Des marges de manœuvre pour travailler dans de meilleures conditions
Les marges de manœuvre, ou espaces de liberté, peuvent aider les professionnels du BTP à faire mieux face à certains dangers et à améliorer leurs conditions de travail. Laurence Montcharmont Pousset, sociologue, explique ce qu’elle a observé sur le terrain.
Date de mise à jour : 12 déc. 2022
Auteur : Virginie Leblanc
Laurence Montcharmont Pousset est sociologue au Laboratoire lorrain de sciences sociales 2L2S. Elle travaille sur les liens entre le travail et la santé, les conditions de travail et la gestion des risques professionnels par les salariés du BTP. Plus particulièrement, elle a exploré leurs relations avec l'autonomie, en fonction de leur expérience, de leur contrat de travail et de la taille des entreprises dans lesquels ils interviennent*.
Vous avez observé comment les ouvriers du BTP font face aux risques rencontrés dans l’exercice de leurs tâches sur les chantiers. En quoi la question des marges de manœuvre, des espaces de liberté dont ils disposent, est un élément pour faire face à certains dangers ou se préserver ?
Les marges de manœuvre, ou espaces de liberté, sont un élément pour faire face aux dangers ou se préserver car elles permettent de choisir les gestes adéquats, de changer l’ordre des tâches d’une manière plus appropriée pour certains chantiers. Ces espaces de liberté permettent aussi aux ouvriers de s’organiser au mieux pour travailler dans de meilleures conditions. Par ailleurs lors d’un entretien, nous avons rencontré Cyril, couvreur qui se dit « être libre ». Selon ses propos, « personne me dit ce que j’ai à faire. Je fais mon taf dans la journée. »

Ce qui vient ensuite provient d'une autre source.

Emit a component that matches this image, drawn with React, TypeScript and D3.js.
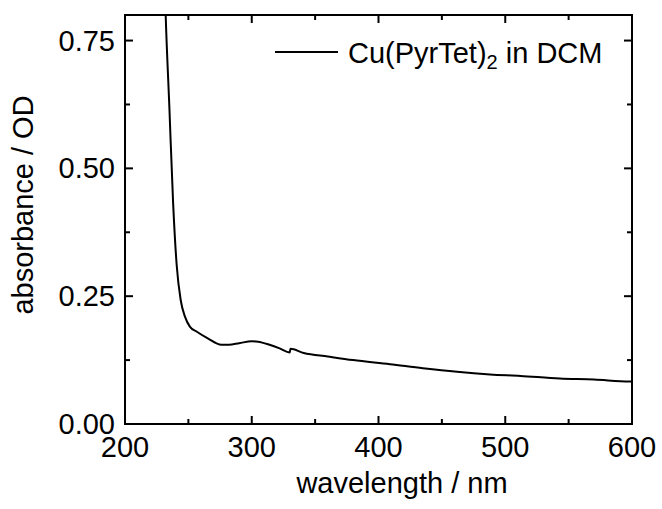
import React from "react";
import * as d3 from "d3";

const wavelengths = [231.5, 232.1, 235, 238, 240.8, 243.9, 247.3, 251.3, 256.4, 265, 276, 282, 290, 300, 305, 314, 322, 330, 330.5, 341, 360, 380, 409, 435, 462, 488, 512, 543, 570, 598, 600];
const absorbance = [0.85, 0.8, 0.62, 0.43, 0.31, 0.243, 0.21, 0.19, 0.181, 0.168, 0.155, 0.155, 0.158, 0.162, 0.161, 0.155, 0.148, 0.14, 0.147, 0.139, 0.132, 0.125, 0.117, 0.109, 0.102, 0.097, 0.094, 0.089, 0.087, 0.083, 0.083];
const xTicks = [200, 300, 400, 500, 600];
const xMinor = [250, 350, 450, 550];
const yTicks = [0, 0.25, 0.5, 0.75];
const yTickLabels = ["0.00", "0.25", "0.50", "0.75"];
const yMinor = [0.125, 0.375, 0.625];

const W = 662, H = 509;
const L = 125, R = 632, T = 15, B = 424;
const FONT = "'Liberation Sans', Arial, sans-serif";
const FS = 29;

export default function App() {
  const x = d3.scaleLinear().domain([200, 600]).range([L, R]);
  const y = d3.scaleLinear().domain([0, 0.8]).range([B, T]);
  const pts = wavelengths.map((w, i) => [w, absorbance[i]] as [number, number]);
  const line = d3.line<[number, number]>().x(d => x(d[0])).y(d => y(d[1])).curve(d3.curveMonotoneX);
  const major = 8, minor = 5;
  return (
    <svg width={W} height={H} style={{ position: "absolute", left: 0, top: 0, background: "#fff" }} fontFamily={FONT}>
      <defs>
        <clipPath id="plot"><rect x={L} y={T} width={R - L} height={B - T} /></clipPath>
      </defs>
      <path d={line(pts) || ""} fill="none" stroke="#000" strokeWidth={2} clipPath="url(#plot)" strokeLinejoin="round" />
      <rect x={L} y={T} width={R - L} height={B - T} fill="none" stroke="#000" strokeWidth={2} />
      {xTicks.map(t => (
        <g key={"xt" + t}>
          <line x1={x(t)} x2={x(t)} y1={B} y2={B - major} stroke="#000" strokeWidth={2} />
          <line x1={x(t)} x2={x(t)} y1={T} y2={T + major} stroke="#000" strokeWidth={2} />
          <text x={x(t)} y={457} textAnchor="middle" fontSize={FS}>{t}</text>
        </g>
      ))}
      {xMinor.map(t => (
        <g key={"xm" + t}>
          <line x1={x(t)} x2={x(t)} y1={B} y2={B - minor} stroke="#000" strokeWidth={2} />
          <line x1={x(t)} x2={x(t)} y1={T} y2={T + minor} stroke="#000" strokeWidth={2} />
        </g>
      ))}
      {yTicks.map((t, i) => (
        <g key={"yt" + t}>
          <line x1={L} x2={L + major} y1={y(t)} y2={y(t)} stroke="#000" strokeWidth={2} />
          <line x1={R} x2={R - major} y1={y(t)} y2={y(t)} stroke="#000" strokeWidth={2} />
          <text x={115} y={y(t) + 10} textAnchor="end" fontSize={FS}>{yTickLabels[i]}</text>
        </g>
      ))}
      {yMinor.map(t => (
        <g key={"ym" + t}>
          <line x1={L} x2={L + minor} y1={y(t)} y2={y(t)} stroke="#000" strokeWidth={2} />
          <line x1={R} x2={R - minor} y1={y(t)} y2={y(t)} stroke="#000" strokeWidth={2} />
        </g>
      ))}
      <text x={402} y={493} textAnchor="middle" fontSize={FS}>wavelength / nm</text>
      <text transform={`translate(33,${205}) rotate(-90)`} textAnchor="middle" fontSize={FS}>absorbance / OD</text>
      <line x1={275} x2={338} y1={52} y2={52} stroke="#000" strokeWidth={2} />
      <text x={348} y={63} fontSize={FS}>
        Cu(PyrTet)<tspan fontSize={20} dy={6}>2</tspan><tspan dy={-6}> in DCM</tspan>
      </text>
    </svg>
  );
}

Vous soulignez que ces marges de manœuvre peuvent paradoxalement déboucher sur des risques. Que faire dans ces circonstances ?
Pour que cela n’arrive pas, les ouvriers comme les intérimaires, souvent jeunes, doivent rester prudents et ne pas faire un excès de zèle pour montrer qu’ils sont à la hauteur des tâches demandées. Les travailleurs expérimentés comme les anciens doivent accepter les protections collectives et individuelles. Or certains les refusent car ils ont été habitués à travailler d’une certaine façon et sont réticents à se protéger. C’est surtout le cas des personnes qui n’ont jamais eu d’accidents et qui pensent que cela ne leur arrivera pas.
Quelles différences observez-vous en fonction de l’ancienneté des ouvriers du BTP ? En fonction de leur contrat de travail (CDI, CDD, intérim) ? Et quelle est votre interprétation ?
Les ouvriers ayant une certaine ancienneté et ceux possédant un CDI ont généralement plus de marges de manœuvre car ils ont acquis des savoir-faire leur permettant de se protéger. Cela est moins le cas pour les contrats courts comme l’intérim. En effet, hormis les intérimaires dont les missions sont renouvelées régulièrement, ces salariés doivent sans cesse changer de poste et n’ont pas le temps d’acquérir les gestes adéquats pour préserver leur santé.
La taille des entreprises semble également avoir un impact sur les marges de manœuvre face à un risque ? Comment l’expliquer ?
La taille des entreprises a un impact sur les marges de manœuvre. Dans les grandes entreprises, les marges de manœuvre sont moins importantes car la gestion de ces dernières nécessite des procédures très encadrées par des protocoles rigoureux. À l’opposé, les marges de manœuvre sont plus importantes dans les petites entreprises qui ne disposent pas des mêmes moyens et équipements.
Que faudrait-il pour que ces marges de liberté puissent être bénéfiques à la prévention des risques ?
Pour que les marges de liberté laissées aux ouvriers puissent être bénéfiques à la prévention des risques, elles ne doivent pas être trop importantes. Il est difficile de trouver un juste milieu. En tout cas, un encadrement est nécessaire afin d’éviter les accidents. Selon Régis, chef d’équipe, des réunions quart d’heure sécurité ont lieu certains jours pour expliquer les risques en début de chantier. Un dispositif similaire a été mis en place dans l’entreprise de Philippe, chef de chantier désamiantage : une personne du service sécurité vient de temps en temps contrôler tous les chantiers et voir si tout se passe bien. Des formations sont également mises en place. Mehmet, chef de chantier, cite le permis CACES® renouvelé tous les ans. Selon Philippe, « tous les trois ans, on a une formation “recyclage amiante” pour apprendre ou vérifier qu’on sait bien mettre notre combinaison. Il y en a toujours qui se trompent ou qui prennent une mauvaise habitude. Il y a une certaine façon de l’enlever, il faut l’enrouler. »
*Les travaux et entretiens évoqués par Laurence Montcharmont Pousset se situent autour des années 2016-2017-2018.